Your copy should hold exactly the lines from the one containing "Reproduce this chart with Apache ECharts." to the one containing "var lines = [line1, line2, line3, line4, line5];", inclusive, with no pictures.

## begin

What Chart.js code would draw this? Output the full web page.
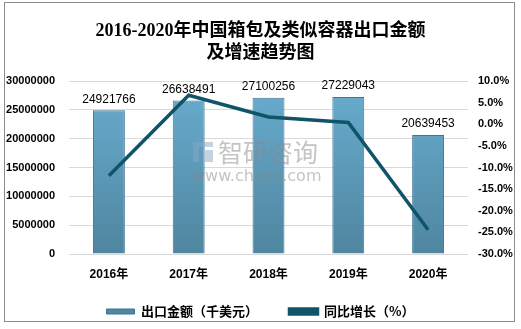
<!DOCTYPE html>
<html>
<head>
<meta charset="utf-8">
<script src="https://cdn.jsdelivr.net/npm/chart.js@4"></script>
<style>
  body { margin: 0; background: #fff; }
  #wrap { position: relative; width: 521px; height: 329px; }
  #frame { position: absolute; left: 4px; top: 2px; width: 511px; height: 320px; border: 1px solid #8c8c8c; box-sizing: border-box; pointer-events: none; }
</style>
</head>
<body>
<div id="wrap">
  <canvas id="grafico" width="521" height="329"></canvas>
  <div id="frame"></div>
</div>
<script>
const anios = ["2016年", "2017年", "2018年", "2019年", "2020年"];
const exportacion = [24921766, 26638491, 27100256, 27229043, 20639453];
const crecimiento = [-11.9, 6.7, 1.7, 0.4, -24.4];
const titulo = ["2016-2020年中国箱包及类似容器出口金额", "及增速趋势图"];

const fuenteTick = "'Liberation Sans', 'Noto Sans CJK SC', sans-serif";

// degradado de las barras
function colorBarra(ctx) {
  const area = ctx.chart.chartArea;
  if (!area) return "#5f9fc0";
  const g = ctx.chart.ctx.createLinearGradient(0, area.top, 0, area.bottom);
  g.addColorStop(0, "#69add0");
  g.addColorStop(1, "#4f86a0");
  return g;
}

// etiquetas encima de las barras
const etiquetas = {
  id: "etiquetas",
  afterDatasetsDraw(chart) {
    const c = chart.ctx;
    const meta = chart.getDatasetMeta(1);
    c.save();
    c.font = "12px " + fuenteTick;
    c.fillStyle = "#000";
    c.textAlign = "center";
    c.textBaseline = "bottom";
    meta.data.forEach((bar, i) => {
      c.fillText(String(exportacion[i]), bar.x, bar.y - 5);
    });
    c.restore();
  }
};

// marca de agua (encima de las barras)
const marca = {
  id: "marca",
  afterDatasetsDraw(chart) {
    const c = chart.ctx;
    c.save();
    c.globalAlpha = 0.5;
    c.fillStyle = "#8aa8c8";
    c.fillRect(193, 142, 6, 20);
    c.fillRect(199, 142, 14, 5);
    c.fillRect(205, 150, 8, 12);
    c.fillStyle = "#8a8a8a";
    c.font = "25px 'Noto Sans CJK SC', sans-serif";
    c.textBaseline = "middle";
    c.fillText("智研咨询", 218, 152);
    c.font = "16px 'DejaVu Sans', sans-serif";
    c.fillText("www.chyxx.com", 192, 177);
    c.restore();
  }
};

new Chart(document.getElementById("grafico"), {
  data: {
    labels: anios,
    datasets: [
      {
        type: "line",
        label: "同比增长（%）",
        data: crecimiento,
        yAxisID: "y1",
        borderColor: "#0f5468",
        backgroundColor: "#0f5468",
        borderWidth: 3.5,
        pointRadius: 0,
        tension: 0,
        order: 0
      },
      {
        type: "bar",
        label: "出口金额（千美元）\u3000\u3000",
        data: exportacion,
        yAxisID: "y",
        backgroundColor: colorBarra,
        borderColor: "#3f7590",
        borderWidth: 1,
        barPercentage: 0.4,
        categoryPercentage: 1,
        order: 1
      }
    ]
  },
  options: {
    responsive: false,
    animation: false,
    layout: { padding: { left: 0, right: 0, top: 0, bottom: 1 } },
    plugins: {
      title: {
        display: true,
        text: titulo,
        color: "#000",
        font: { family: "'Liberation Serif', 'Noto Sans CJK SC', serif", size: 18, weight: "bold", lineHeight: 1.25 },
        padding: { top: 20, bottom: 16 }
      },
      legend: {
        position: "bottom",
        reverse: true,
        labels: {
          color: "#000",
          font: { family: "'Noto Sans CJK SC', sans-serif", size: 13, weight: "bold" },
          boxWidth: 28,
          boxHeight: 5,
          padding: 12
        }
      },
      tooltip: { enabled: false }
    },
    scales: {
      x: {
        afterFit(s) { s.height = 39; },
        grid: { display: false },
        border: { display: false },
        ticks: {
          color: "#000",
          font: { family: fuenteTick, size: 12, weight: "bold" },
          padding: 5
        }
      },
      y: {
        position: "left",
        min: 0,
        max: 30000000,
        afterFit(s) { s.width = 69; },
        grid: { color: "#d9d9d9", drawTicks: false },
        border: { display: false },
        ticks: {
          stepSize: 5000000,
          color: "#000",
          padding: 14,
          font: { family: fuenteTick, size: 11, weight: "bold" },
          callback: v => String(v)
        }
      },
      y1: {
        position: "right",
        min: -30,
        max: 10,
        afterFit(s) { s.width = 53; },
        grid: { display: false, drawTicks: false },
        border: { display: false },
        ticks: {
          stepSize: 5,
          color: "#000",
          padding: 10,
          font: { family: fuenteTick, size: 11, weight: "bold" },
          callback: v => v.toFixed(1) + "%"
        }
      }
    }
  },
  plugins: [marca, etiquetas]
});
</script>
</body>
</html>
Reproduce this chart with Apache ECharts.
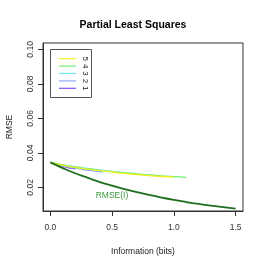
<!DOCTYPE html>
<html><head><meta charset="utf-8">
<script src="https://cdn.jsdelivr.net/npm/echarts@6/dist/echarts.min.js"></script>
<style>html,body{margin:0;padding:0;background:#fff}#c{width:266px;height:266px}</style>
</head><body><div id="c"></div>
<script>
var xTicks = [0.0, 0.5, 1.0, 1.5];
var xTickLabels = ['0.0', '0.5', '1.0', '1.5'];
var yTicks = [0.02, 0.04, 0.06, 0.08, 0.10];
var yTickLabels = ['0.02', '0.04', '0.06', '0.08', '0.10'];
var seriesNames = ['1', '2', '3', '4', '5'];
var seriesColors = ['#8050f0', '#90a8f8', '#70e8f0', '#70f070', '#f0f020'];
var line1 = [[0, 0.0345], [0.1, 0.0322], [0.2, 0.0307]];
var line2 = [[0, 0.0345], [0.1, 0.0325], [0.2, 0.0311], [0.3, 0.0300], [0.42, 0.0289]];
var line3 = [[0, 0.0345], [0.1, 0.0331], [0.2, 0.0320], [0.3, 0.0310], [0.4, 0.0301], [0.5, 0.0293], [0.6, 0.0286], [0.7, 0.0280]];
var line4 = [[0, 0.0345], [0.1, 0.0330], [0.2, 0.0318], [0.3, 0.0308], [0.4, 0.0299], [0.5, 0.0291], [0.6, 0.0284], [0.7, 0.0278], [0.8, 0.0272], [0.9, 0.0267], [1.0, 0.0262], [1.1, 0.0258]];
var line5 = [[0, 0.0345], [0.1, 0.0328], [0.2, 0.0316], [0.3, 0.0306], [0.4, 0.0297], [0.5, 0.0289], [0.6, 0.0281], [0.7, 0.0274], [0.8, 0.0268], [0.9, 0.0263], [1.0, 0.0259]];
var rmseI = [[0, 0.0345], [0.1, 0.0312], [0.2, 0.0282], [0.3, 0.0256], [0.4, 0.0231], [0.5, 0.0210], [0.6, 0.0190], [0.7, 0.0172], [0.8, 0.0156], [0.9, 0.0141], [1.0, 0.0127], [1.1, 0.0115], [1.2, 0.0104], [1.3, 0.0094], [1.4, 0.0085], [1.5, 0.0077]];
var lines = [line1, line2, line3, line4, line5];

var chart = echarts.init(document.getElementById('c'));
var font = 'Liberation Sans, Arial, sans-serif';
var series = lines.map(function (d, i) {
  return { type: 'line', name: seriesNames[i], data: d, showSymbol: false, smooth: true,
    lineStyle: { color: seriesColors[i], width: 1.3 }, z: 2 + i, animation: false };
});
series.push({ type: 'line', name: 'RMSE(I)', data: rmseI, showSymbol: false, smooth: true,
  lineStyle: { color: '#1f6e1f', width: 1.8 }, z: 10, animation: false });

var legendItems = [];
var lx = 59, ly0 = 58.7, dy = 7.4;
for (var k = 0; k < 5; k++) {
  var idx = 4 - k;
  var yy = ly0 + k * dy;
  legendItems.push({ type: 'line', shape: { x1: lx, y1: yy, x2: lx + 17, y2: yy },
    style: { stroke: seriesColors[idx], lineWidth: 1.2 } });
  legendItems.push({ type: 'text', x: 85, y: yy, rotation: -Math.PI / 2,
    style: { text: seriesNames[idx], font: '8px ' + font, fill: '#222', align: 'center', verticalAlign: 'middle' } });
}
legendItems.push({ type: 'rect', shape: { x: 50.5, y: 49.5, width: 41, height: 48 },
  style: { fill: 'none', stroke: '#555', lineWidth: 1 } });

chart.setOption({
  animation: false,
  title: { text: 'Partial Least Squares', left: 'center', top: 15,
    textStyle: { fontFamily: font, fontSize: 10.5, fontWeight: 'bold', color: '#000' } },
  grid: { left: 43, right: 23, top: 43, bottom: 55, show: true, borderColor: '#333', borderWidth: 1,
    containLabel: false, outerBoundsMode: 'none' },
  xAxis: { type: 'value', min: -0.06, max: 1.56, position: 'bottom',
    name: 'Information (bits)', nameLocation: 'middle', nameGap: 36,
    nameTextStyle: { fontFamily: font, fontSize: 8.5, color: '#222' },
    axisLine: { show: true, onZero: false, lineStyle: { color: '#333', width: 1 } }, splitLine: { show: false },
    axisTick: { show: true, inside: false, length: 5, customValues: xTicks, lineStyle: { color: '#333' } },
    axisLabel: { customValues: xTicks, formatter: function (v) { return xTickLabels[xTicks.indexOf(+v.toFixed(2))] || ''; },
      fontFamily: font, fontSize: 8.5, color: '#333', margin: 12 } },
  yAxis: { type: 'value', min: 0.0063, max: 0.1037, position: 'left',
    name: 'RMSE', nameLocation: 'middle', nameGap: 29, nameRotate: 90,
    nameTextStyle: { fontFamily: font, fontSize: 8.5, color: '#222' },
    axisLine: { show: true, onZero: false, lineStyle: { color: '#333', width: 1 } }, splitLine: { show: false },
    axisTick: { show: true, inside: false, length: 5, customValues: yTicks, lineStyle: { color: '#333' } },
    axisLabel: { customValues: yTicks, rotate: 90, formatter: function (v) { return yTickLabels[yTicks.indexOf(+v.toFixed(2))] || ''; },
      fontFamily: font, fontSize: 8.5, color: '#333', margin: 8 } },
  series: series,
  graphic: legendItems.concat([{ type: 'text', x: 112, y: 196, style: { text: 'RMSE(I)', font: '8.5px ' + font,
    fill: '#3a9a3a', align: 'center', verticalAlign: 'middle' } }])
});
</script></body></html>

## end

__Full output__:
Reproduce this chart with Apache ECharts.
<!DOCTYPE html>
<html><head><meta charset="utf-8">
<script src="https://cdn.jsdelivr.net/npm/echarts@6/dist/echarts.min.js"></script>
<style>html,body{margin:0;padding:0;background:#fff}#c{width:266px;height:266px}</style>
</head><body><div id="c"></div>
<script>
var xTicks = [0.0, 0.5, 1.0, 1.5];
var xTickLabels = ['0.0', '0.5', '1.0', '1.5'];
var yTicks = [0.02, 0.04, 0.06, 0.08, 0.10];
var yTickLabels = ['0.02', '0.04', '0.06', '0.08', '0.10'];
var seriesNames = ['1', '2', '3', '4', '5'];
var seriesColors = ['#8050f0', '#90a8f8', '#70e8f0', '#70f070', '#f0f020'];
var line1 = [[0, 0.0345], [0.1, 0.0322], [0.2, 0.0307]];
var line2 = [[0, 0.0345], [0.1, 0.0325], [0.2, 0.0311], [0.3, 0.0300], [0.42, 0.0289]];
var line3 = [[0, 0.0345], [0.1, 0.0331], [0.2, 0.0320], [0.3, 0.0310], [0.4, 0.0301], [0.5, 0.0293], [0.6, 0.0286], [0.7, 0.0280]];
var line4 = [[0, 0.0345], [0.1, 0.0330], [0.2, 0.0318], [0.3, 0.0308], [0.4, 0.0299], [0.5, 0.0291], [0.6, 0.0284], [0.7, 0.0278], [0.8, 0.0272], [0.9, 0.0267], [1.0, 0.0262], [1.1, 0.0258]];
var line5 = [[0, 0.0345], [0.1, 0.0328], [0.2, 0.0316], [0.3, 0.0306], [0.4, 0.0297], [0.5, 0.0289], [0.6, 0.0281], [0.7, 0.0274], [0.8, 0.0268], [0.9, 0.0263], [1.0, 0.0259]];
var rmseI = [[0, 0.0345], [0.1, 0.0312], [0.2, 0.0282], [0.3, 0.0256], [0.4, 0.0231], [0.5, 0.0210], [0.6, 0.0190], [0.7, 0.0172], [0.8, 0.0156], [0.9, 0.0141], [1.0, 0.0127], [1.1, 0.0115], [1.2, 0.0104], [1.3, 0.0094], [1.4, 0.0085], [1.5, 0.0077]];
var lines = [line1, line2, line3, line4, line5];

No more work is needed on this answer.